Linklater has changed the landscape of Austin, almost everyone agrees, by giving filmmakers real commercial opportunity. Just before "Waking Life" came out, he asked the City Council to let the film society rent the abandoned hangars at the old municipal airport on the northern edge of the town. Ten months later, Austin Studios was born on 20 acres of land next to the National Guard. In less than three years, 12 feature movies have been shot there, including, most recently, "The Life of David Gale," and the remake of one of Austin's most famous cult contributions, "The Texas Chainsaw Massacre."

A true film culture

Another big gun in Austin is Robert Rodriguez, who became famous with "El Mariachi" in 1992 and graduated to writing and directing the "Spy Kids" trilogy.

"You don't have to move to L.A.," Rodriguez says, after a day on the set of "Spy Kids 3-D; Game Over." "We really love the independence. Here, you're just one of many different kinds of artists, doing your thing and being creative."

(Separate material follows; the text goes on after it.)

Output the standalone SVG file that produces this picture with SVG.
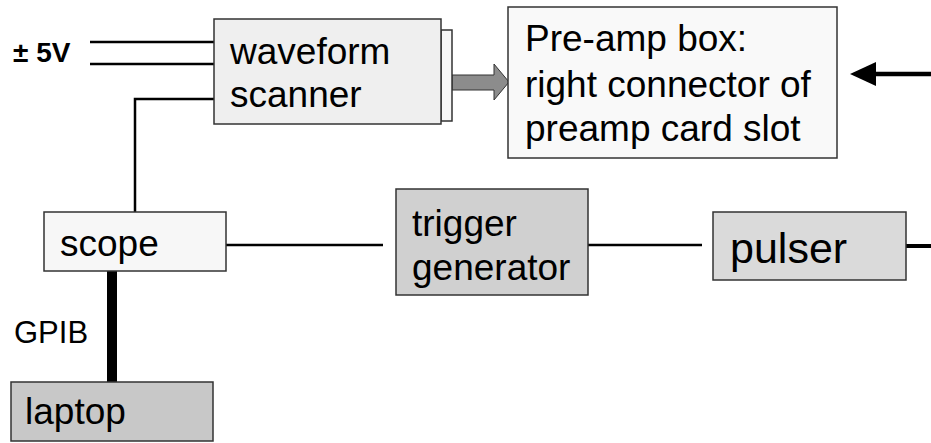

People like Holdridge, who ended up staying here after attending the University of Texas, say they dream of making a career based in Austin, traveling to Hollywood only on business. "In L.A., I think you're interacting with less than 99% of the real world. I want to be able to keep in touch," Holdridge says. "L.A. is practical for making movies, but it's unreal for life. As a writer, it's probably not a healthy place to have longevity.

"You couldn't understand the pathetic place from which I come," he says, referring to his Southern California roots. "The only reason I was able to make these movies is because of the film culture of Austin. The real unique thing about Austin is not only because so many talented people are willing to put their time into a movie, but there's a community. I can show the movie, and people will show up. That's amazingly weird. I grew up in Orange County, in Mission Viejo, and my culture was Pop-Tarts and Blockbuster."

Whether Austin can become the self-sustaining regional filmmaking paradise envisioned by Holdridge and many other locals remains to be seen.

"If Richard Linklater and Robert Rodriguez can figure out how to make it more than their own back lot where they make films, then it has a chance," says Cassian Elwes, head of William Morris Independent, the agency's independent film packaging division.